# What is required:
Draw out every line with the word "diagram" from the listing below.
>> Start Stored records
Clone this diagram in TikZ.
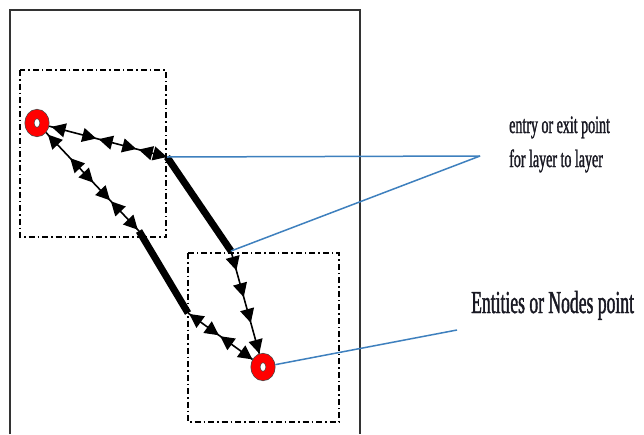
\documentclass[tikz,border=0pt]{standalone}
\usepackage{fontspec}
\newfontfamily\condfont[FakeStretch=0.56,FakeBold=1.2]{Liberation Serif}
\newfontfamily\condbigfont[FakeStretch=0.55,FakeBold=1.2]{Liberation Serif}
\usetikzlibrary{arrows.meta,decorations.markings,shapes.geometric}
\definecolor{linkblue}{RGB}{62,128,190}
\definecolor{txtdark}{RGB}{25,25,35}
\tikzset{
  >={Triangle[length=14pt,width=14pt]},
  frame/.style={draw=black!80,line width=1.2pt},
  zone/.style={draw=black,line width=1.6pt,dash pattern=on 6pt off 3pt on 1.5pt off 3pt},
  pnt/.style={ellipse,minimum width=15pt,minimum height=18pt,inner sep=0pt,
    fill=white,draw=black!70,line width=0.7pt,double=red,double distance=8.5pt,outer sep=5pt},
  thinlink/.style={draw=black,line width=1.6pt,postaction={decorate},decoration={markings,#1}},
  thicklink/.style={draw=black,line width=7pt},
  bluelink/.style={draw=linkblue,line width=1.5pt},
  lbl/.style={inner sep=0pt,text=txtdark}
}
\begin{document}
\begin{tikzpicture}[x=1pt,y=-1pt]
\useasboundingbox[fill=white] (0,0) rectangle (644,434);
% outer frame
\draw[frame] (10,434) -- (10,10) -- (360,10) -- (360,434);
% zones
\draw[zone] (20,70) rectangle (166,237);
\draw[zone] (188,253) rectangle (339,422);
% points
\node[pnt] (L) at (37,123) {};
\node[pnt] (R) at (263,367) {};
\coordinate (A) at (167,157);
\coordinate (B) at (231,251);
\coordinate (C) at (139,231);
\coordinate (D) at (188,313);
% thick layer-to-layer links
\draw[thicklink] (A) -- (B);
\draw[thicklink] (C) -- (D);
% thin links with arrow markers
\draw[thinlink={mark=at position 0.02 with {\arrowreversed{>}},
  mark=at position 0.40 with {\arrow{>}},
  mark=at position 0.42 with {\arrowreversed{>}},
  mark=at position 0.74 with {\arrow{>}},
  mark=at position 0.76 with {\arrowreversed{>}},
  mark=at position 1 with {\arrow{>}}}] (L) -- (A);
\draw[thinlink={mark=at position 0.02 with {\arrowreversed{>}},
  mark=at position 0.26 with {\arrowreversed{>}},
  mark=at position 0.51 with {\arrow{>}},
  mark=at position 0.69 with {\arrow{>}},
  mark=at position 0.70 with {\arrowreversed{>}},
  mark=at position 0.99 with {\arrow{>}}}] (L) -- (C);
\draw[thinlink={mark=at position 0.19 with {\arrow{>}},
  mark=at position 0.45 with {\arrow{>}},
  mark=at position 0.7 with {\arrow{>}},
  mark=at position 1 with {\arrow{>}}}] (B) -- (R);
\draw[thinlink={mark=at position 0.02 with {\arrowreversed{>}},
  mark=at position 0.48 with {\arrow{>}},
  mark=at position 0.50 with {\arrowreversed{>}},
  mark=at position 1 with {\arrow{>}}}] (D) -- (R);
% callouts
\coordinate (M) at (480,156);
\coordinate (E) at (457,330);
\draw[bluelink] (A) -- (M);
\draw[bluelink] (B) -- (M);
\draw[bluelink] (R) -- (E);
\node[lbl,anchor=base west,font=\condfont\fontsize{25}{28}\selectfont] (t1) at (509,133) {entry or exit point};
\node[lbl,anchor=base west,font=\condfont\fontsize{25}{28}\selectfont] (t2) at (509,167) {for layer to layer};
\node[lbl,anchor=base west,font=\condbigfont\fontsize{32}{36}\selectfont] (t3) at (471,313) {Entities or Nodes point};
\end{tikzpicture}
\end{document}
>> End Stored records
>> Start Stored records
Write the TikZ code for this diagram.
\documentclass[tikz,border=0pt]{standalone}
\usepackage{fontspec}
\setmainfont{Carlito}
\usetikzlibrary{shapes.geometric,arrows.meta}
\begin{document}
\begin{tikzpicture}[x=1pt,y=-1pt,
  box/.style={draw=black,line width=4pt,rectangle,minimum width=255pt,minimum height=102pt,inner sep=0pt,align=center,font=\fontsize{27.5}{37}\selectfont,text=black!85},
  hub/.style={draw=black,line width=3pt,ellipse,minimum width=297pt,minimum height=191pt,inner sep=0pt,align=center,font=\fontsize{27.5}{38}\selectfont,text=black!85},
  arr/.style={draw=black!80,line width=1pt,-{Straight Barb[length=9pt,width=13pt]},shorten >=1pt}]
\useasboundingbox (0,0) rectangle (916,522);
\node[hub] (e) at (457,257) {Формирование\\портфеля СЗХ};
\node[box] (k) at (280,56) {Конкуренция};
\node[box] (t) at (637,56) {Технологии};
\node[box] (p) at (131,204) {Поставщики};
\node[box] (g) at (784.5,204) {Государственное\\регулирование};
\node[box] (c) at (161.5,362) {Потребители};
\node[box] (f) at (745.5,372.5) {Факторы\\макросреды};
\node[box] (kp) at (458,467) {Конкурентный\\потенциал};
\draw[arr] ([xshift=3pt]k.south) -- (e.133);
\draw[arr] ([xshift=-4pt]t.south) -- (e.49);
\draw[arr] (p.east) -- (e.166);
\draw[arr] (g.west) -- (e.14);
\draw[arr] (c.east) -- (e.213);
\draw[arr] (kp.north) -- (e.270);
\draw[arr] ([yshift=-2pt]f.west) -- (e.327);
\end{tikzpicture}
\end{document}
>> End Stored records
# Expected answer:
Clone this diagram in TikZ.
Write the TikZ code for this diagram.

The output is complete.